Comme lui, beaucoup de lecteurs déplorent l’excessive ‘discrétion’ du journal sur ce sujet. ‘Pourquoi cette disparition sans explication aucune ?’, demande Christiane Maibach (Lyon). ‘Le départ de Robert Solé est aussi désolant que le silence qui l’entoure’, remarque Jean-Louis Baril (Saint-Cloud, Hauts-de-Seine). ‘Si Robert Solé part en raison de réorganisations ou parce qu’il n’apprécie pas les nouvelles orientations du Monde, je suis encore plus triste’, regrette Mireille Nathanson (Paris).
Les plus choqués, enfin, s’insurgent. ‘On ne nous demande jamais notre avis, nous, lecteurs fidèles’, proteste Jean-Pierre Leterrier (Neuilly, Hauts-de-Seine). ‘Vous pourriez avoir l’élégance et la politesse d’annoncer les départs des rédacteurs ou des directeurs, suggère Pierre Noblecourt (Cabriès, Bouches-du-Rhône). Vous oubliez qu’ils font partie des familiers des foyers des lecteurs. Il a fallu la chronique de la médiatrice pour apprendre et comprendre quelque chose au départ de Fottorino.’

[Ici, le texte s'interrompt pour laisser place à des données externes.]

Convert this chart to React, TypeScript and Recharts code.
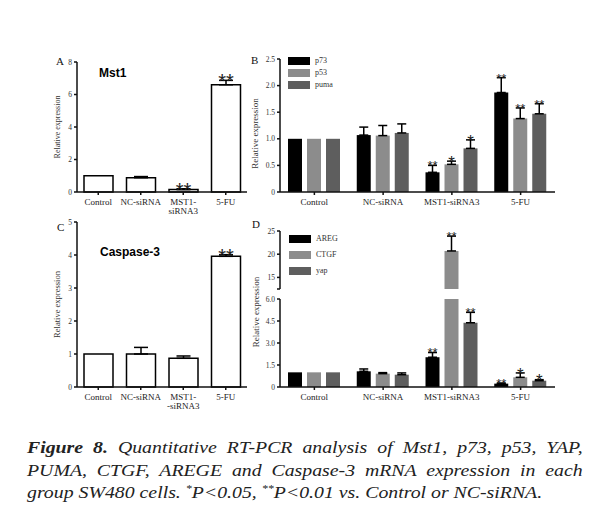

Créer un espace consacré aux mouvements au sein de la rédaction ne serait pas une mauvaise idée, car Robert Solé, s’il est le plus visible, ne sera pas le seul à partir. Son départ s’explique en effet par l’ouverture de la clause dite ‘de cession’ prévue par une loi votée (à l’unanimité) en 1935, afin de protéger la liberté de la presse. Elle permet à tout journaliste de quitter son entreprise après un changement significatif du capital, en bénéficiant des conditions d’un licenciement.
Au Monde, c’est, bien sûr, la première fois qu’elle s’exerce. Une douzaine de journalistes – dont Robert Solé – ont déjà demandé à en bénéficier pour des motifs divers et strictement personnels – non en raison de divergences avec la rédaction. D’ici à la fin du mois de juin, d’autres suivront… y compris moi-même, dès le 16 mars.
Il était de mon devoir – le dernier – de vous l’expliquer. Adieu donc, chers lecteurs, et merci ! Quant à la suite, ne vous inquiétez pas, elle sera assurée. Si, par extraordinaire, tel n’était pas le cas, il serait temps, alors, de vous alarmer.’